From dreamy sashimi to maki that’ll make you happy, the West End has a glut of restaurants to please sushi seekers.
Sake no Hana
Sake no Hana is all about traditional sushi and the rituals that go with it, only taken up a peg. Like the eclecticism of Umai Sushi Saturdays, involving a seven-course lunch of dishes such as sukiyaki with yuzu candy floss and sea bass sashimi with chili ponzu.
If you’ve been to Kyoto, Umu may well remind you of its classier districts. The chef spent nine years under intensive tutelage there. Still, in preparing his sushi, he makes a point of using what’s much closer, like live Icelandic sea urchin, and northern Irish pollan.
Each branch of Roka – five at last count – is built around its robata, a type of wood-fired grill popular among Japanese fishermen back in the day. Sushi, however, is just as good as what comes off the grill – turn your attention to the concentrated menu of maki, from yellowfin tuna to Wagyu tempura. There are three West End branches, in Mayfair, Fitzrovia and Aldwych.
Araki, London’s ultimate sushi experience, weighs in at a mere £300. And that’s before drinks and service. This place is named after sushi master Mitsuhiro Araki, who moved his esteemed restaurant from Tokyo to Mayfair in 2014. With only 10 covers, few can claim to have eaten here. This is a place for very special occasions.
One of the relatively few establishments to do Kobe beef on British shores, don’t necessarily let this be a guide, as the sushi and sashimi – presented in wooden bento boxes – at this bijou Piccadilly restaurant is top notch.
At the other end of the spectrum we have Kulu Kulu, hanging its operation on conveyor belt convenience. Which is the way we, especially when in a hurry, like it. The queues at lunchtimes can test one’s endurance, but the food is worth the wait.

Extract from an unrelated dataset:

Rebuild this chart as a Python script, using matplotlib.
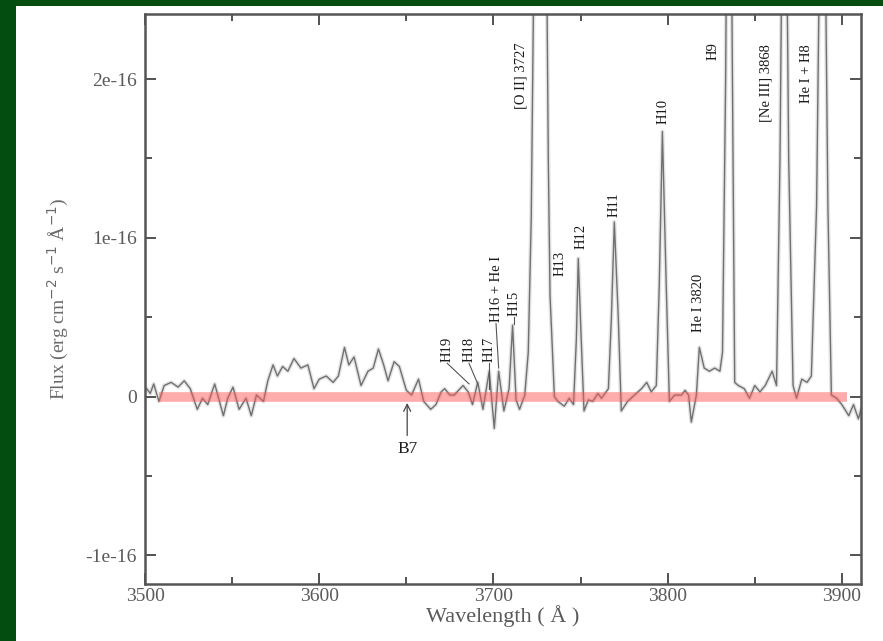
import numpy as np
import matplotlib
matplotlib.use("Agg")
import matplotlib.pyplot as plt
from matplotlib.patches import Rectangle
from matplotlib.ticker import FixedLocator, MultipleLocator

# Spectrum (flux in units of 1e-16 erg/cm2/s/A)
wave = [3501, 3503, 3505, 3508, 3511, 3515, 3519, 3522.5, 3526, 3530, 3533, 3536,
        3540, 3545, 3547.5, 3550.5, 3554, 3558, 3561, 3564, 3568, 3570.5, 3573.5,
        3576, 3579, 3582, 3585.5, 3589.5, 3593.5, 3597, 3600, 3604, 3608, 3611,
        3614.5, 3617, 3620, 3624, 3628, 3631, 3634, 3637, 3639.5, 3643, 3646, 3650,
        3653, 3657, 3660, 3664, 3667, 3670, 3672, 3675, 3677.5, 3680, 3682.6, 3685.5,
        3688, 3691, 3694, 3697.6, 3700.5, 3703, 3706, 3709, 3711, 3713, 3715, 3718,
        3720, 3721.7, 3723.5, 3727, 3730, 3731.5, 3732.5, 3735, 3737, 3740.7, 3743.5,
        3746, 3747.6, 3748.7, 3750.4, 3752, 3754.5, 3757, 3760, 3762, 3766, 3767.7,
        3769.4, 3771.7, 3773.4, 3777, 3781, 3785, 3788, 3790.6, 3793.5, 3795.2, 3797,
        3799.2, 3801, 3804, 3808, 3810, 3812, 3813.6, 3816.5, 3818.2, 3821, 3824,
        3827, 3830, 3831.5, 3833.3, 3835.2, 3837.2, 3838.5, 3840.6, 3844, 3847, 3850,
        3853, 3856, 3860, 3862.5, 3864.5, 3867, 3869.5, 3872, 3874, 3877, 3880,
        3882.5, 3885.5, 3889, 3892, 3894, 3897, 3900, 3904, 3906.7, 3909.5, 3911]
flux = [0.05, 0.02, 0.08, -0.03, 0.07, 0.09, 0.06, 0.10, 0.05, -0.08, -0.01, -0.05,
        0.08, -0.12, -0.01, 0.06, -0.08, -0.01, -0.12, 0.01, -0.03, 0.10, 0.20,
        0.13, 0.19, 0.16, 0.24, 0.18, 0.20, 0.05, 0.11, 0.13, 0.09, 0.13,
        0.31, 0.20, 0.25, 0.07, 0.16, 0.18, 0.30, 0.20, 0.10, 0.22, 0.19, 0.04,
        0.01, 0.11, -0.03, -0.08, -0.05, 0.03, 0.05, 0.01, 0.01, 0.04, 0.07, 0.03,
        -0.05, 0.09, -0.08, 0.16, -0.20, 0.16, -0.09, 0.05, 0.45, -0.02, -0.08, 0.01,
        0.28, 1.12, 3.0, 4.5, 3.5, 1.5, 0.64, 0.0, -0.03, -0.06, -0.01,
        -0.05, 0.36, 0.87, 0.36, -0.09, -0.02, -0.03, 0.02, -0.01, 0.05, 0.49,
        1.10, 0.49, -0.09, -0.03, 0.01, 0.05, 0.09, 0.03, 0.07, 0.70, 1.67,
        0.70, -0.03, 0.01, 0.01, 0.04, 0.01, -0.16, 0.01, 0.31, 0.18, 0.16,
        0.18, 0.16, 0.28, 2.0, 5.0, 2.0, 0.09, 0.07, 0.05, -0.01, 0.07,
        0.03, 0.07, 0.16, 0.07, 1.5, 4.5, 1.5, 0.07, -0.01, 0.11, 0.09,
        0.13, 1.2, 4.5, 1.2, 0.01, -0.01, -0.05, -0.12, -0.05, -0.14, -0.08]

# Line identifications
line_names = ['H19', 'H18', 'H17', 'H16 + He I', 'H15', '[O II] 3727', 'H13', 'H12',
              'H11', 'H10', 'He I 3820', 'H9', '[Ne III] 3868', 'He I + H8']
label_x = [3673.5, 3686, 3697.5, 3701.5, 3712, 3716, 3738, 3750.4, 3769.4, 3797.5,
           3818, 3826, 3856.7, 3879.7]
label_y = [0.22, 0.22, 0.22, 0.47, 0.51, 1.81, 0.76, 0.93, 1.13, 1.72, 0.41, 2.12,
           1.73, 1.85]
# leader line ends (None = no leader)
leader_x = [3686, 3691, 3697.5, 3703, 3712, None, None, None, None, None, None, None, None, None]
leader_y = [0.08, 0.08, 0.05, 0.18, 0.46, None, None, None, None, None, None, None, None, None]

yticks = [-1, 0, 1, 2]
ytick_labels = ['-1e-16', '0', '1e-16', '2e-16']
xticks = [3500, 3600, 3700, 3800, 3900]

plt.rcParams['font.family'] = ['Liberation Serif', 'DejaVu Serif']

fig = plt.figure(figsize=(8.83, 6.41), dpi=100, facecolor='#024d0f')
# white panel sitting on the green background
fig.patches.append(Rectangle((16 / 883, 0), 1, 635 / 641, transform=fig.transFigure,
                             facecolor='white', edgecolor='none', zorder=-5))
ax = fig.add_axes([145 / 883, 57 / 641, 716 / 883, 570 / 641])
ax.set_zorder(2)

scale = 1e-16
flux_cgs = np.array(flux) * scale
# soft halo under the trace, the scan is blurry
ax.plot(wave, flux_cgs, color='#e4e4e4', lw=3.0, zorder=1)
ax.plot(wave, flux_cgs, color='#707070', lw=1.0, zorder=2)
# zero level
ax.plot([3508, 3903], [0, 0], color='#ff5a5a', alpha=0.5, lw=7, solid_capstyle='butt', zorder=3)

# labels for the emission lines
for i, name in enumerate(line_names):
    ax.text(label_x[i], label_y[i] * scale, name, rotation=90, ha='center', va='bottom',
            fontsize=10.5, color='#1a1a1a')
    if leader_x[i] is not None:
        ax.plot([label_x[i], leader_x[i]], [label_y[i] * scale - 0.01 * scale, leader_y[i] * scale],
                color='#555555', lw=0.8)

# B7 marker
ax.annotate('B7', xy=(3650.5, -0.04 * scale), xytext=(3650.5, -0.33 * scale),
            ha='center', va='center', fontsize=12.5, color='#1a1a1a',
            arrowprops=dict(arrowstyle='->', color='#444444', lw=0.9, shrinkB=0))

ax.set_xlim(3500, 3911)
ax.set_ylim(-1.18 * scale, 2.41 * scale)
ax.xaxis.set_major_locator(FixedLocator(xticks))
ax.xaxis.set_minor_locator(MultipleLocator(50))
ax.yaxis.set_major_locator(FixedLocator([v * scale for v in yticks]))
ax.yaxis.set_minor_locator(MultipleLocator(0.5 * scale))
ax.set_yticklabels(ytick_labels)
ax.tick_params(which='both', direction='in', top=True, right=True, color='#444444',
               labelcolor='#5a5a5a', labelsize=14, width=1.3)
ax.tick_params(which='major', length=8)
ax.tick_params(which='minor', length=5)
ax.tick_params(axis='x', pad=3)
ax.tick_params(axis='y', pad=6)
for s in ax.spines.values():
    s.set_linewidth(1.8)
    s.set_color('#555555')

ax.set_xlabel('Wavelength ( Å )', fontsize=16, color='#5a5a5a', labelpad=0)
ax.set_ylabel('Flux (erg cm$^{-2}$ s$^{-1}$ Å$^{-1}$)', fontsize=14, color='#6a6a6a', labelpad=10)

plt.savefig('out.png', dpi=100, facecolor=fig.get_facecolor())
plt.close()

Only round the corner from the infinitely more modern Japanese restaurants Inamo and Roka, while Kikuchi shares common ground in its cuisine, it’s in another world entirely. Immaculate service, and with a traditional approach but not stuck in its ways, it’s perhaps not surprising it’s still going strong two decades after opening.
Fans of izakaya – drinking dens synonymous with Tokyo – should like it here. Japanese ideas are crossed with European ingredients, while each facet of the operation is headed up by execs who’ve worked at some of London’s most recognisable Japanese restaurants.
As far as concepts go, ‘untraditional’ would be putting it lightly here – maki is crossed with nigiri to form its own hybrid, and Italian veg is grilled over the robata. If you’re after something a bit different, Inko Nito’s the one for you.
Jugemu is true to its roots. So much so you might as well be in a local haunt down an alley in Kyoto. If you don’t have – or aren’t in the mind for spending – triple figures at Araki, this place serves the kind of sushi among the most likely to match it.
This is a guest post from freelance food journalist Hugh Thomas. He’s contributed to Foodism, Time Out, Great British Chefs, and is part of British Street Food’s small team of vigilant writers. Find him on twitter @hughwrites.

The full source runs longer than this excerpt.